Friends, you don’t need to wear a fancy suit to come to worship here, or to know any special words, or to give all your money. You just need to come as you are, and to trust in God and in this community to hold you and to share with you an unconditional love that has no end. So that whatever it is you are facing, whatever stresses are weighing you down, and whatever struggles you are wrestling with, you might be able to take a deep breath, take a moment to center yourself and to quiet your soul and stop the world from spinning so fast for just a few moments, that you might be able to listen for God’s still speaking voice in your life. Because, friends, whatever you are facing, you are not alone! Look around! There are friends here who can feed you when you are hungry and give you a drink when you’re thirsty. And the true gift is that sometimes they’ll ask you to do the same for them because that is how Jesus shines through in each of us!

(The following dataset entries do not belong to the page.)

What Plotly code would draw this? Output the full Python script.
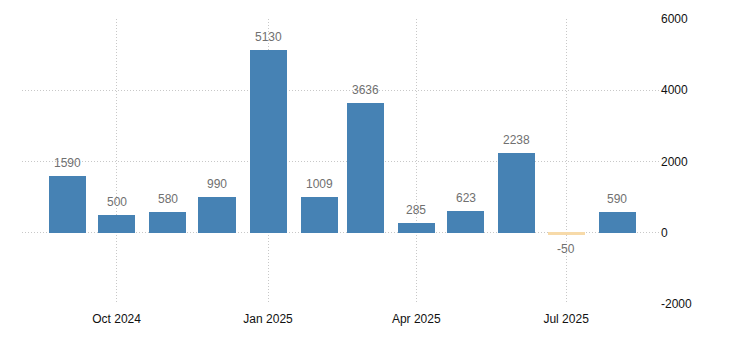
import plotly.graph_objects as go

months = ["2024-09-01", "2024-10-01", "2024-11-01", "2024-12-01", "2025-01-01", "2025-02-01",
          "2025-03-01", "2025-04-01", "2025-05-01", "2025-06-01", "2025-07-01", "2025-08-01"]
values = [1590, 500, 580, 990, 5130, 1009, 3636, 285, 623, 2238, -50, 590]
y_ticks = [-2000, 0, 2000, 4000, 6000]

POS = "#4682B4"
NEG = "#F7DAA9"
colors = [POS if v >= 0 else NEG for v in values]
DAY_MS = 86400000

fig = go.Figure()
fig.add_trace(go.Bar(
    x=months, y=values, marker_color=colors, marker_line_width=0,
    width=[22.5 * DAY_MS] * len(values), hoverinfo="skip",
))

for m, v in zip(months, values):
    fig.add_annotation(
        x=m, y=v, text=str(v), showarrow=False,
        yanchor="bottom" if v >= 0 else "top",
        yshift=4 if v >= 0 else -5,
        font=dict(family="Liberation Sans, Arial, sans-serif", size=12, color="#707070"),
    )

fig.update_layout(
    width=730, height=340,
    margin=dict(l=22, r=70, t=19, b=36),
    paper_bgcolor="white", plot_bgcolor="white",
    showlegend=False,
    bargap=0,
    font=dict(family="Liberation Sans, Arial, sans-serif", size=12, color="#111111"),
)
fig.update_xaxes(
    type="date",
    range=["2024-08-04 14:00", "2025-08-27"],
    tick0="2024-10-01", dtick="M3", tickformat="%b %Y",
    showgrid=True, gridcolor="#c8c8c8", griddash="1px,2px", gridwidth=1,
    showline=False, zeroline=False, ticks="", ticklabelstandoff=6,
)
fig.update_yaxes(
    range=[-2000, 6000], side="right",
    tickvals=y_ticks, ticktext=[str(t) for t in y_ticks],
    showgrid=True, gridcolor="#c8c8c8", griddash="1px,2px", gridwidth=1,
    showline=False, zeroline=False, ticks="", ticklabelstandoff=0,
)

fig.write_html("out.html")
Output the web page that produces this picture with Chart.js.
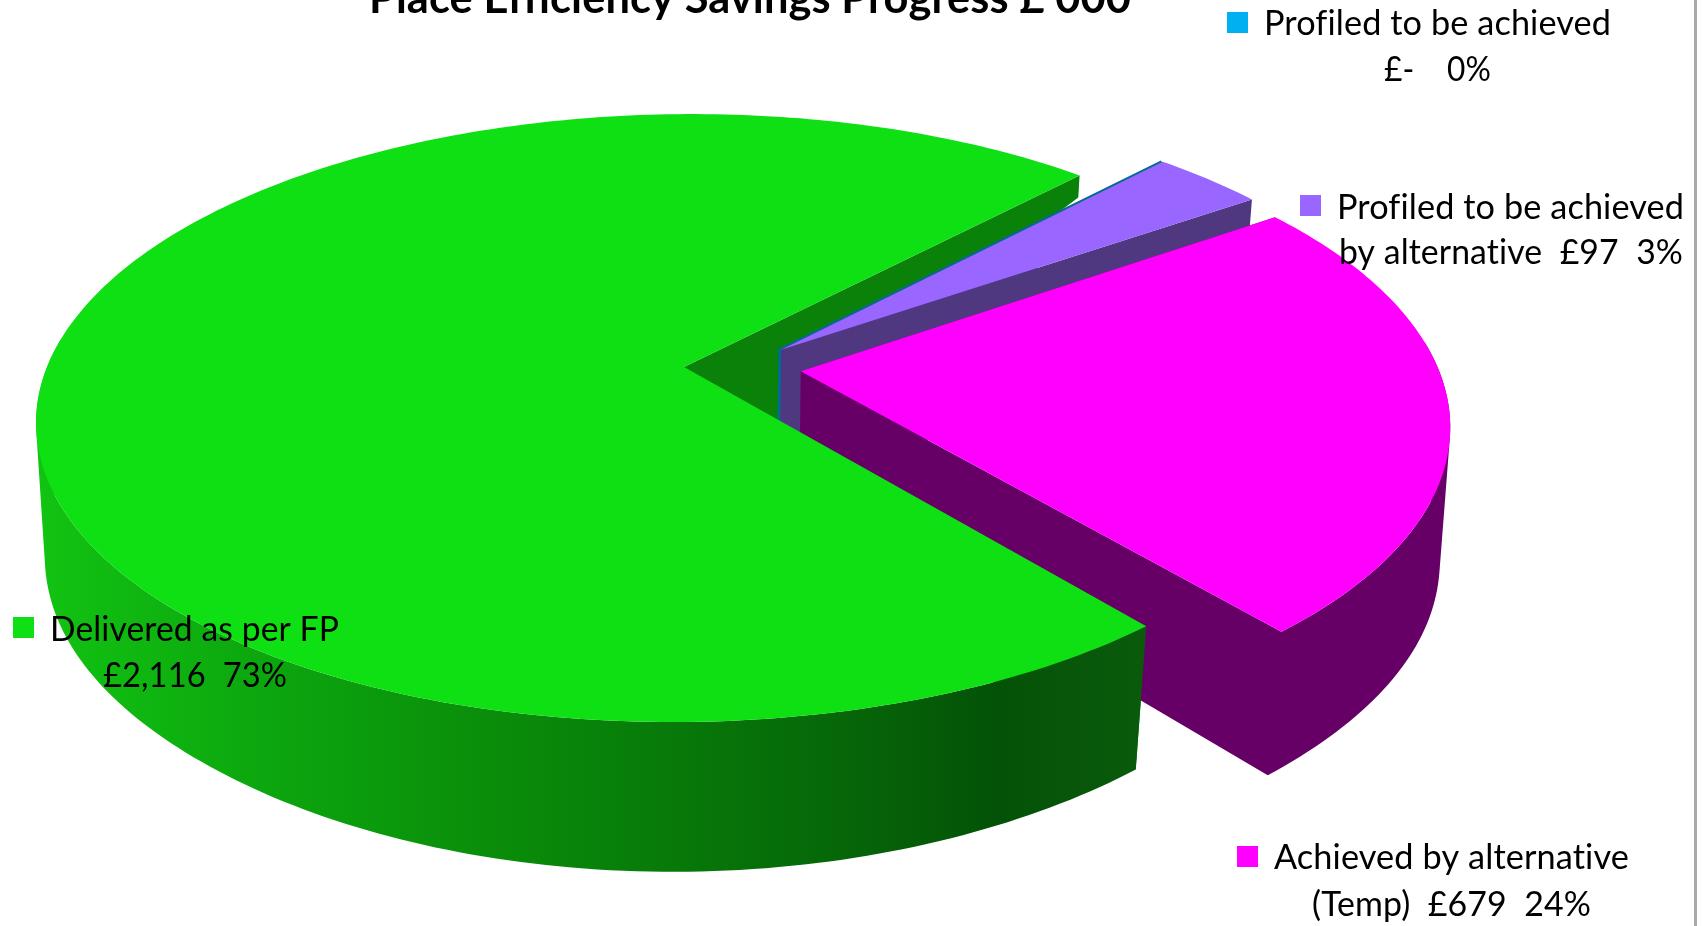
<!DOCTYPE html>
<html>
<head>
<meta charset="utf-8">
<title>Place Efficiency Savings Progress</title>
<script src="https://cdnjs.cloudflare.com/ajax/libs/Chart.js/4.4.1/chart.umd.min.js"></script>
<style>
    html, body { margin: 0; padding: 0; background: #fff; overflow: hidden; }
    canvas { display: block; }
    #rule { position: absolute; left: 1694px; top: 0; width: 3px; height: 926px; background: #a9a9a9; }
</style>
</head>
<body>
<canvas id="savingsChart" width="1703" height="926"></canvas>
<div id="rule"></div>
<script>
const chartTitle = 'Place Efficiency Savings Progress £ 000';
const categories = ['Delivered as per FP', 'Profiled to be achieved', 'Profiled to be achieved by alternative', 'Achieved by alternative (Temp)'];
const savings = [2116, 0, 97, 679];
const topColors = ['#0EE014', '#00B0F0', '#9966FF', '#FF00FF'];
const sideColors = ['#0A820A', '#006B96', '#4F3880', '#660066'];

// text lines of each slice label, in the same order as the categories
const labelLines = [
    ['Delivered as per FP', '£2,116  73%'],
    ['Profiled to be achieved', '£-    0%'],
    ['Profiled to be achieved', 'by alternative  £97  3%'],
    ['Achieved by alternative', '(Temp)  £679  24%']
];

// pie plane: centre, radii, perspective and lean of the top and bottom faces
const view = { cx: 684, cy: 367, rx: 637, ry: 295.4, p: 0.168, shear: 0.033, baseY: 461, baseRy: 380, baseP: 0.075, bulge: 60, taper: 0.00016 };

// slice shift inside the pie plane, as a fraction of the radius
const explode = [[0, 0], [0.151, 0.059], [0.153, 0.059], [0.183, -0.014]];

// label placement: key square x, y, then [x, baseline, width] for each line
const labelBoxes = [
    { key: [13, 617], lines: [[50, 641, 289], [103, 687, 184]] },
    { key: [1227, 12], lines: [[1264, 35, 347], [1384, 81, 107]] },
    { key: [1300, 195], lines: [[1337, 219, 347], [1339, 264, 344]] },
    { key: [1237, 846], lines: [[1274, 869, 355], [1312, 916, 279]] }
];

function topPoint(u, v) {
    const w = 1 + view.p * v;
    const y = view.cy - view.ry * v / w;
    return { x: view.cx + view.rx * u / w - view.shear * (y - view.cy), y: y };
}

// the bottom face is steeper than the top one, walls are tallest at the front
function basePoint(u, v) {
    const t = topPoint(u, v);
    let y = view.baseY - view.baseRy * v / (1 + view.baseP * v);
    y -= view.bulge * (v + 1) * (v + 0.773) * (v - 0.72);
    y = Math.max(y, t.y);
    // walls lean in mostly toward the front of the pie
    const lean = 0.6 + 0.4 * Math.min(1, v * v / 0.6);
    return { x: view.cx + (t.x - view.cx) * (1 - view.taper * lean * (y - t.y)), y: y };
}

// outer edge of a slice in plane coordinates, sampled along its arc
function sliceEdge(arc, shift) {
    const pts = [];
    const sweep = arc.endAngle - arc.startAngle;
    const steps = Math.max(1, Math.ceil(sweep / (Math.PI / 180)));
    for (let i = 0; i <= steps; i++) {
        const a = arc.startAngle + sweep * i / steps;
        pts.push([shift[0] + Math.cos(a), shift[1] - Math.sin(a)]);
    }
    return pts;
}

// every polygon is wound the same way, overlaps in one path then stay filled
function tracePoly(ctx, pts) {
    let area = 0;
    pts.forEach((p, i) => {
        const q = pts[(i + 1) % pts.length];
        area += p.x * q.y - q.x * p.y;
    });
    const ordered = area < 0 ? pts.slice().reverse() : pts;
    ordered.forEach((p, i) => i ? ctx.lineTo(p.x, p.y) : ctx.moveTo(p.x, p.y));
    ctx.closePath();
}

function fillPoly(ctx, pts, fill) {
    ctx.beginPath();
    tracePoly(ctx, pts);
    ctx.fillStyle = fill;
    ctx.fill();
}

// both radial faces and the rim go into one path so no seams show between them
function drawBody(ctx, edge, shift, color) {
    ctx.beginPath();
    [edge[0], edge[edge.length - 1]].forEach(e => {
        tracePoly(ctx, [topPoint(shift[0], shift[1]), topPoint(e[0], e[1]), basePoint(e[0], e[1]), basePoint(shift[0], shift[1])]);
    });
    traceRim(ctx, edge);
    ctx.fillStyle = color;
    ctx.fill();
}

// wall strip by strip; the back of the rim is hidden, so only the front is traced
function traceRim(ctx, edge) {
    for (let i = 0; i < edge.length - 1; i++) {
        const a = edge[i];
        const b = edge[i + 1];
        if (a[1] > 0.1 || b[1] > 0.1) continue;
        tracePoly(ctx, [topPoint(a[0], a[1]), topPoint(b[0], b[1]), basePoint(b[0], b[1]), basePoint(a[0], a[1])]);
    }
}

function drawTop(ctx, edge, shift, color) {
    fillPoly(ctx, [topPoint(shift[0], shift[1])].concat(edge.map(e => topPoint(e[0], e[1]))), color);
}

// shaded wall of the big slice, darkening toward the front right
function greenWallFill(ctx) {
    const g = ctx.createLinearGradient(40, 0, 1140, 0);
    g.addColorStop(0, '#12c312');
    g.addColorStop(0.19, '#0ca80e');
    g.addColorStop(0.42, '#0a8c0a');
    g.addColorStop(0.57, '#077a09');
    g.addColorStop(0.74, '#066508');
    g.addColorStop(0.87, '#045207');
    g.addColorStop(1, '#0a5a0c');
    return g;
}

const pie3d = {
    id: 'pie3d',
    beforeDatasetsDraw(chart) {
        const ctx = chart.ctx;
        const arcs = chart.getDatasetMeta(0).data.map(el => el.getProps(['startAngle', 'endAngle']));
        const edges = arcs.map((arc, i) => sliceEdge(arc, explode[i]));
        ctx.save();

        // inner faces of the big slice sit behind everything else
        const first = edges[0][0];
        const last = edges[0][edges[0].length - 1];
        [first, last].forEach(e => {
            fillPoly(ctx, [topPoint(0, 0), topPoint(e[0], e[1]), basePoint(e[0], e[1]), basePoint(0, 0)], sideColors[0]);
        });

        // the empty slice only shows as a thin edge
        const blue = explode[1];
        const tip = edges[1][0];
        const from = topPoint(tip[0], tip[1]);
        const apex = topPoint(blue[0], blue[1]);
        const foot = basePoint(blue[0], blue[1]);
        ctx.beginPath();
        ctx.moveTo(from.x, from.y);
        ctx.lineTo(apex.x, apex.y);
        ctx.lineTo(foot.x, foot.y);
        ctx.strokeStyle = sideColors[1];
        ctx.lineWidth = 3;
        ctx.stroke();

        [2, 3].forEach(i => {
            drawBody(ctx, edges[i], explode[i], sideColors[i]);
            drawTop(ctx, edges[i], explode[i], topColors[i]);
        });

        ctx.beginPath();
        traceRim(ctx, edges[0]);
        ctx.fillStyle = greenWallFill(ctx);
        ctx.fill();
        drawTop(ctx, edges[0], explode[0], topColors[0]);
        ctx.restore();
        return false;
    },
    afterDraw(chart) {
        const ctx = chart.ctx;
        ctx.save();
        ctx.fillStyle = '#000';
        ctx.textAlign = 'left';
        ctx.textBaseline = 'alphabetic';
        ctx.letterSpacing = '0.1px';

        ctx.font = 'bold 44px Lato';
        ctx.fillText(chartTitle, 369, 13, 762);

        ctx.font = '35px Lato';
        labelBoxes.forEach((box, i) => {
            ctx.fillStyle = topColors[i];
            ctx.fillRect(box.key[0], box.key[1], 21, 21);
            ctx.fillStyle = '#000';
            box.lines.forEach((line, j) => {
                ctx.fillText(labelLines[i][j], line[0], line[1], line[2]);
            });
        });
        ctx.restore();
    }
};

new Chart(document.getElementById('savingsChart').getContext('2d'), {
    type: 'pie',
    data: {
        labels: categories,
        datasets: [{
            data: savings,
            backgroundColor: topColors,
            borderWidth: 0
        }]
    },
    options: {
        responsive: false,
        animation: false,
        rotation: 139.9,
        plugins: {
            legend: { display: false },
            tooltip: { enabled: false }
        }
    },
    plugins: [pie3d]
});
</script>
</body>
</html>
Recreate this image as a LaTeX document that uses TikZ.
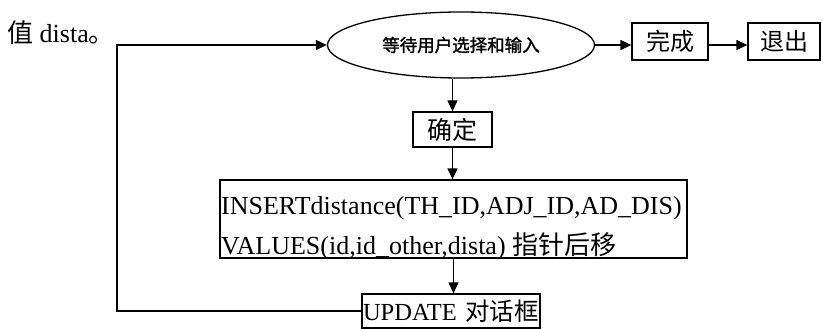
\documentclass[tikz,border=0pt]{standalone}
\usepackage{fontspec}
\setmainfont{Liberation Serif}
\newfontfamily\cjk{Noto Sans CJK SC}
\newfontfamily\cjkb[FakeBold=1.5]{Noto Sans CJK SC}
\usetikzlibrary{arrows.meta,shapes.geometric}
\tikzset{
  box/.style={draw, line width=1.3pt, inner sep=0pt, anchor=center},
  arr/.style={line width=1.3pt, -{Triangle[length=11pt,width=10pt]}},
  txt/.style={inner sep=0pt, anchor=base west},
}
\begin{document}
\begin{tikzpicture}[x=1pt,y=-1pt]
\useasboundingbox (0,0) rectangle (823,329);
\node[anchor=west, inner sep=0pt, font=\fontsize{26}{28}\selectfont] (title) at (7,33) {{\cjk 值} dista{\cjk 。}};
\node[draw, ellipse, line width=1.3pt, minimum width=267pt, minimum height=66pt, inner sep=0pt,
      font=\cjkb\fontsize{17.5}{19}\selectfont] (wait) at (461,45) {等待用户选择和输入};
\node[box, minimum width=76pt, minimum height=37pt, font=\cjk\fontsize{24}{26}\selectfont] (done) at (670,41.5) {完成};
\node[box, minimum width=72pt, minimum height=37pt, font=\cjk\fontsize{24}{26}\selectfont] (exit) at (784,41.5) {退出};
\node[box, minimum width=79pt, minimum height=35pt, font=\cjk\fontsize{25}{26}\selectfont] (ok) at (452.5,129.5) {确定};
\node[box, minimum width=467pt, minimum height=78pt] (big) at (453.5,219) {};
\node[txt, font=\fontsize{26}{28}\selectfont] (l1) at (221,214) {INSERTdistance(TH\_ID,ADJ\_ID,AD\_DIS)};
\node[txt, font=\fontsize{26}{28}\selectfont] (l2) at (221,254) {VALUES(id,id\_other,dista) {\cjk 指针后移}};
\node[box, minimum width=178pt, minimum height=34pt, text width=176pt, align=left,
      font=\fontsize{24.5}{26}\selectfont] (upd) at (451,311) {UPDATE {\cjk 对话框}};
\coordinate (lp) at (117,45);
\draw[arr] (wait.east) -- (wait.east -| done.west);
\draw[arr] (done.east |- wait.east) -- (exit.west |- wait.east);
\draw[arr] (ok.north |- wait.south) -- (ok.north);
\draw[arr] (ok.south) -- (ok.south |- big.north);
\draw[arr] (big.south) -- (big.south |- upd.north);
\draw[arr] (upd.west) -| (lp) -- (wait.west);
\end{tikzpicture}
\end{document}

If we look through the eyes of faith, that is how we truly experience God in our midst, because, as Jesus said in today’s scripture reading, “Truly I tell you, just as you did it to one of the least of these who are members of my family, you did it to me.” So, friends, remember that in all that we say and in all that we do, Jesus truly is here in our midst, calling us to follow him that we might find wholeness and healing, and when we do, that we might share it with the world around us.

So, brothers and sisters in Christ, as you go out into your busy week ahead, know that you are not alone. And if you are struggling, find someone to talk to. Don’t be ashamed of your shortcomings and your weaknesses, because we’ve all got them! Instead, surround yourself with love and support that you might truly learn to celebrate the amazing creation that is you.

My friends, may it be so. Thanks be to God. Amen!